The answer to the question is twofold. If the judge asserts that she’s inclined, should the defendant go to trial and be found guilty, to impose a sentence consistent with that of co-defendants under the view that if the sentence was deemed sufficient by the government for the conduct involved under § 3551(a) for co-defendants, then it should be no less sufficient for the defendant exercising his constitutional rights by going to trial. It’s a perfectly reasonable and legally sound position to take.

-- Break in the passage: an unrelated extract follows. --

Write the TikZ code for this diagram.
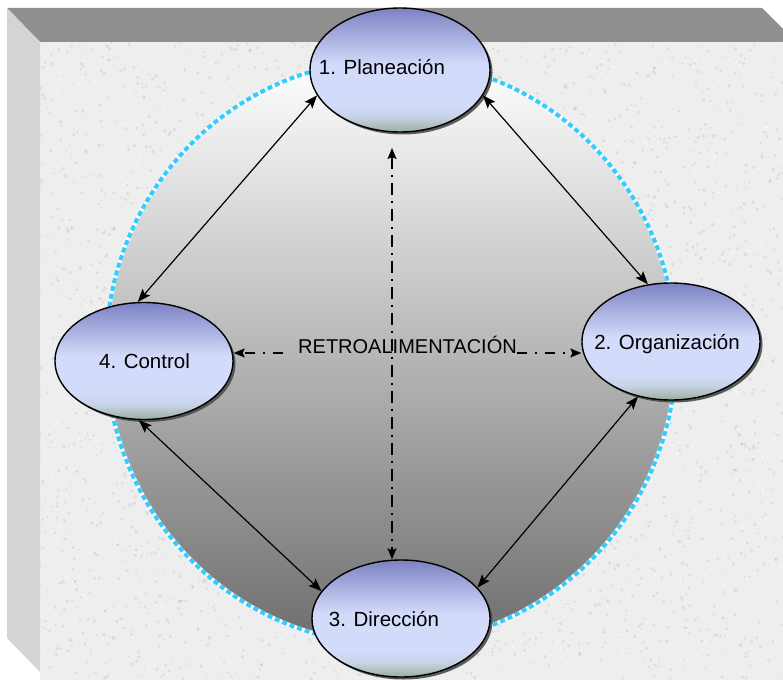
\documentclass[tikz,border=0pt]{standalone}
\usepackage{fontspec}
\setmainfont{Liberation Sans}
\usetikzlibrary{arrows.meta,shadows,shapes.geometric,calc}

\definecolor{bevelTop}{HTML}{8F8F8F}
\definecolor{bevelLeft}{HTML}{D4D4D4}
\definecolor{granite}{HTML}{EEEEEE}
\definecolor{rimBlue}{HTML}{33CCFF}
\definecolor{discMid}{HTML}{C6C6C6}
\definecolor{discLow}{HTML}{6E6E6E}
\definecolor{phLow}{HTML}{9CAE9C}
\definecolor{phPaleB}{HTML}{C6D2E4}
\definecolor{phPale}{HTML}{D3DBFB}
\definecolor{phTop}{HTML}{7C82C2}

% vertical fill of the four phase ellipses: slate blue on top, pale blue body, grey-green rim
\pgfdeclareverticalshading{phaseshade}{100bp}{%
  color(0bp)=(phLow); color(25bp)=(phLow); color(31bp)=(phPaleB);
  color(36bp)=(phPale); color(52bp)=(phPale); color(75bp)=(phTop); color(100bp)=(phTop)}

\begin{document}
\begin{tikzpicture}[x=1pt,y=-1pt,
  phase/.style={ellipse, draw=black, line width=1.4pt, shading=phaseshade,
    minimum width=178pt, minimum height=117pt, inner sep=0pt,
    drop shadow={shadow xshift=2.5pt, shadow yshift=-2.5pt, fill=black!70, opacity=0.9}},
  lbl/.style={font=\fontsize{20.5}{24}\selectfont, inner sep=0pt, anchor=base, text=black},
  link/.style={line width=1.2pt,
    {Stealth[length=13pt,width=10pt,inset=2.5pt]}-{Stealth[length=13pt,width=10pt,inset=2.5pt]}},
  fbv/.style={line width=1.4pt, dash pattern=on 12pt off 6pt on 2pt off 6pt,
    {Stealth[length=11pt,width=9pt,inset=2pt]}-{Stealth[length=11pt,width=9pt,inset=2pt]}},
  fbh/.style={line width=1.1pt, dash pattern=on 10pt off 8pt on 2pt off 8pt,
    -{Stealth[length=11pt,width=9pt,inset=2pt]}}
]
\useasboundingbox (0,0) rectangle (783,679);
\fill[white] (0,0) rectangle (783,679);

% bevelled frame with a speckled granite face
\fill[granite] (40,42) rectangle (800,690);
\begin{scope}
  \clip (40,42) rectangle (783,679);
  \pgfmathsetseed{7}
  \foreach \k in {1,...,3200}
    \fill[black, opacity=0.07] ({40+743*rnd},{42+637*rnd}) circle ({0.8+1.2*rnd});
  \foreach \k in {1,...,1200}
    \fill[white, opacity=0.5] ({40+743*rnd},{42+637*rnd}) circle (1.2pt);
\end{scope}
\fill[bevelTop] (7,8) -- (762,8) -- (796,42) -- (40,42) -- cycle;
\fill[bevelLeft] (7,8) -- (40,42) -- (40,672) -- (7,638) -- cycle;

% central disc with dashed rim
\shade[top color=white, middle color=discMid, bottom color=discLow]
  (391,352) ellipse [x radius=285, y radius=292];
\draw[white, line width=4pt] (391,352) ellipse [x radius=285, y radius=292];
\draw[rimBlue, line width=4pt, dash pattern=on 5pt off 3pt]
  (391,352) ellipse [x radius=285, y radius=292];

% the four phases
\node[phase, minimum width=180pt, minimum height=124pt] (plan) at (400,70) {};
\node[lbl] (planT) at (382,75) {1. Planeación};
\node[phase] (org) at (671,341.5) {};
\node[lbl] (orgT) at (667,349) {2. Organización};
\node[phase] (ctrl) at (144,361) {};
\node[lbl] (ctrlT) at (144.5,368) {4. Control};
\node[phase] (dir) at (401,618.5) {};
\node[lbl] (dirT) at (384,626) {3. Dirección};

% cycle links
\draw[link] (plan.197) -- (ctrl.96);
\draw[link] (plan.343) -- (org.112);
\draw[link] (org.239) -- (dir.22);
\draw[link] (ctrl.265) -- (dir.161);

% feedback
\node[lbl, font=\fontsize{20}{24}\selectfont] (retro) at (407.5,353) {RETROALIMENTACIÓN};
\coordinate (fbtop) at (392,148);
\draw[fbv] (fbtop) -- (fbtop |- dir.north);
\draw[fbh] ([xshift=-15pt]retro.base west) -- (ctrl.east |- retro.base);
\draw[fbh] (retro.base east) -- (org.west |- retro.base);
\end{tikzpicture}
\end{document}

If the judge informs the defense of this in advance of deciding whether to go to trial, then it enabled defense counsel to advise the defendant that there is a strong, if imperfect, likelihood that the trial tax, if any, will be minimal. But then, it’s an imperfect promise since the evidence at trial may give the judge reason to believe that the sentence imposed after plea was inadequate, or that the this defendant’s conduct is deserving of harsher sentence than others.

And if the judge doesn’t give any indication that a defendant’s exercise of his right to trial won’t result in a sentence of life plus cancer, even if it’s a possibility, it would be irresponsible for defense counsel to advise a client to take a shot in the dark because of an open issue at sentence unless a judge had a reputation of imposing a below mandatory sentence regularly.

So is if it a good law? Well, sure. But is it the fix that will turn around the guilty plea machine and restore the right to a jury trial? Probably not. Until the plea discount and trial tax are conformed in such a way that the disparity between the sentence at plea and after trial won’t be so great as to motivate most defendants not to roll the dice, the problem will persist. It might be a little better, but it won’t be solved.

*Judge Kopf, unsurprisingly, disagrees with my views on whether the “vanishing jury trial” is a problem at all.